* Task to complete *
From the listing below, pull each line that includes "page".

◇ ◇ ◇ ◇ ◇ ◇ ◇

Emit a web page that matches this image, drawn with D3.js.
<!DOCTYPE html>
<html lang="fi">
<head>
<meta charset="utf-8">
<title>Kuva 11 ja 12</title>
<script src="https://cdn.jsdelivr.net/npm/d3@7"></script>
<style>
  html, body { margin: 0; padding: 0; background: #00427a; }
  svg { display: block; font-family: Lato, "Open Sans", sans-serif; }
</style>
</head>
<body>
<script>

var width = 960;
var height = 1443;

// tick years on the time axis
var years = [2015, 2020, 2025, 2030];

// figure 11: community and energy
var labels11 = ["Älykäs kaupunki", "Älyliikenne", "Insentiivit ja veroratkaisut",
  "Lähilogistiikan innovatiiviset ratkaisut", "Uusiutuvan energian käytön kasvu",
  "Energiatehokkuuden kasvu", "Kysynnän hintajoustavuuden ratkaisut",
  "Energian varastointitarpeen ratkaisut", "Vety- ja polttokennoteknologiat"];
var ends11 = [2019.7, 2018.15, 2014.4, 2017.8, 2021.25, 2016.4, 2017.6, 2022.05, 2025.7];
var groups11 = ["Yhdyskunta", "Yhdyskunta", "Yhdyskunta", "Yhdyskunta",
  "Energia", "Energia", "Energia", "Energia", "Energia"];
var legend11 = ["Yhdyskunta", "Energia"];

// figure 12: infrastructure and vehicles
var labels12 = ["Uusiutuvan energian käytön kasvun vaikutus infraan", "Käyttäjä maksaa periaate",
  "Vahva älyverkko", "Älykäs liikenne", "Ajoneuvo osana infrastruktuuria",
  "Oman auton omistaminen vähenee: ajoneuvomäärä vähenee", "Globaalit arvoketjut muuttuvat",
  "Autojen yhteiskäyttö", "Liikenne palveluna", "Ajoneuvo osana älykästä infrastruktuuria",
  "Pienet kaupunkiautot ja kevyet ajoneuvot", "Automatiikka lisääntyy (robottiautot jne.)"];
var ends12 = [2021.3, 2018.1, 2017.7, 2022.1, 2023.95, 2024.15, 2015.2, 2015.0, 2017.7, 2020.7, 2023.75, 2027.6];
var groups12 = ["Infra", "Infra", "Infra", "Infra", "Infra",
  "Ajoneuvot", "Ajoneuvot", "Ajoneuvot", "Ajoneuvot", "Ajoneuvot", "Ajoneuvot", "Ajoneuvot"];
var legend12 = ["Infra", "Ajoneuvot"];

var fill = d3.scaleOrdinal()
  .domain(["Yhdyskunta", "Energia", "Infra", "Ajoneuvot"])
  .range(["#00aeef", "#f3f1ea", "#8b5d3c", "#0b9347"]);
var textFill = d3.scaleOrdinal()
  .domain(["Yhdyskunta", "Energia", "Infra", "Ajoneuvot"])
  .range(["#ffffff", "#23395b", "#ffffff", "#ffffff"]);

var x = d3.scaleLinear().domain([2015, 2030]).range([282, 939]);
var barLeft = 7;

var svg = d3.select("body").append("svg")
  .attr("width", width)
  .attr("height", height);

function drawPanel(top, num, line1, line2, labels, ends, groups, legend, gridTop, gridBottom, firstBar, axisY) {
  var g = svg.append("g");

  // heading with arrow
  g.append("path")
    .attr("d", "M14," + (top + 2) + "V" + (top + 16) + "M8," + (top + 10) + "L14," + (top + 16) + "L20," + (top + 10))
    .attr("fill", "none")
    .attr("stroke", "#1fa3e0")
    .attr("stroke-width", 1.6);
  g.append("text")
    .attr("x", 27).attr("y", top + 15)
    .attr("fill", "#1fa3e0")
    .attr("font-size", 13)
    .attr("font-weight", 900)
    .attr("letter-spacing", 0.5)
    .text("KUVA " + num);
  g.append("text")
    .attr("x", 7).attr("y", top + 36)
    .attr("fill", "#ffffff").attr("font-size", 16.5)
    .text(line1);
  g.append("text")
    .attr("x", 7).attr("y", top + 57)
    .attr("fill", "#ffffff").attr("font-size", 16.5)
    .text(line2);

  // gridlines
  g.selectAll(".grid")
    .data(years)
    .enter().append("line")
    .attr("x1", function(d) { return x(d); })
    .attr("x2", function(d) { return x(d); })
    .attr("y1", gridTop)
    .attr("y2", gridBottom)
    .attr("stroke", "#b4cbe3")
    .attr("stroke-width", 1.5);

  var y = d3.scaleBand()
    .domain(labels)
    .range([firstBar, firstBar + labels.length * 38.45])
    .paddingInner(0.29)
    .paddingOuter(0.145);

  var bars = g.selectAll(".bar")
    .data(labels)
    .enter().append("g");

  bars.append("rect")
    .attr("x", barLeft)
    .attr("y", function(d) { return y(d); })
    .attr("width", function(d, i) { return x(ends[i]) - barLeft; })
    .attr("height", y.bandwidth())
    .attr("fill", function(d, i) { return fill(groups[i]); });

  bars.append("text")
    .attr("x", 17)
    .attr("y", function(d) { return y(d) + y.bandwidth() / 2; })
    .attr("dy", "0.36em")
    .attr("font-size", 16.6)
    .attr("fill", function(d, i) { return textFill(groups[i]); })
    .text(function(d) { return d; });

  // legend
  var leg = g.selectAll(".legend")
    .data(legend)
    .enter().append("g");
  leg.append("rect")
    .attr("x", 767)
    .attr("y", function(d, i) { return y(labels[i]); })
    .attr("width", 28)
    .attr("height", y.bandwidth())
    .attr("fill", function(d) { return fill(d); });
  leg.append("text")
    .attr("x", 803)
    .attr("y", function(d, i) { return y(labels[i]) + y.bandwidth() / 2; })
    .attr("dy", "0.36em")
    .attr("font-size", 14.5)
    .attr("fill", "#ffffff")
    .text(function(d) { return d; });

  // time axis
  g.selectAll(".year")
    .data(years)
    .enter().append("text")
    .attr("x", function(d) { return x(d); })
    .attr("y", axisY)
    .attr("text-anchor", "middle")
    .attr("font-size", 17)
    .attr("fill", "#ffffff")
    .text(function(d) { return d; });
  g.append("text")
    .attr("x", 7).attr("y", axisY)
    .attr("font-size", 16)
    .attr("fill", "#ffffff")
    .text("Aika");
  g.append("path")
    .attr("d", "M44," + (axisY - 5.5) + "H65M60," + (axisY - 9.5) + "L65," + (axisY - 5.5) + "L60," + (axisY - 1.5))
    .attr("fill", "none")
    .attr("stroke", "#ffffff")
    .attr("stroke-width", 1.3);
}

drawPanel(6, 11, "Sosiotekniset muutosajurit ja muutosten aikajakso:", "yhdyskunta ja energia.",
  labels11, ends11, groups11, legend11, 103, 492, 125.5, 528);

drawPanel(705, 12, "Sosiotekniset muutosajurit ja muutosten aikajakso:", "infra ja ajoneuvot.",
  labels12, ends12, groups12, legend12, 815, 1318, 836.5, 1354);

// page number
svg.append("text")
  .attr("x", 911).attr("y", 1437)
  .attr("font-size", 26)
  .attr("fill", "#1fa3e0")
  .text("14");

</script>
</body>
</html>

◇ ◇ ◇ ◇ ◇ ◇ ◇

* Written reply *
Emit a web page that matches this image, drawn with D3.js.
// page number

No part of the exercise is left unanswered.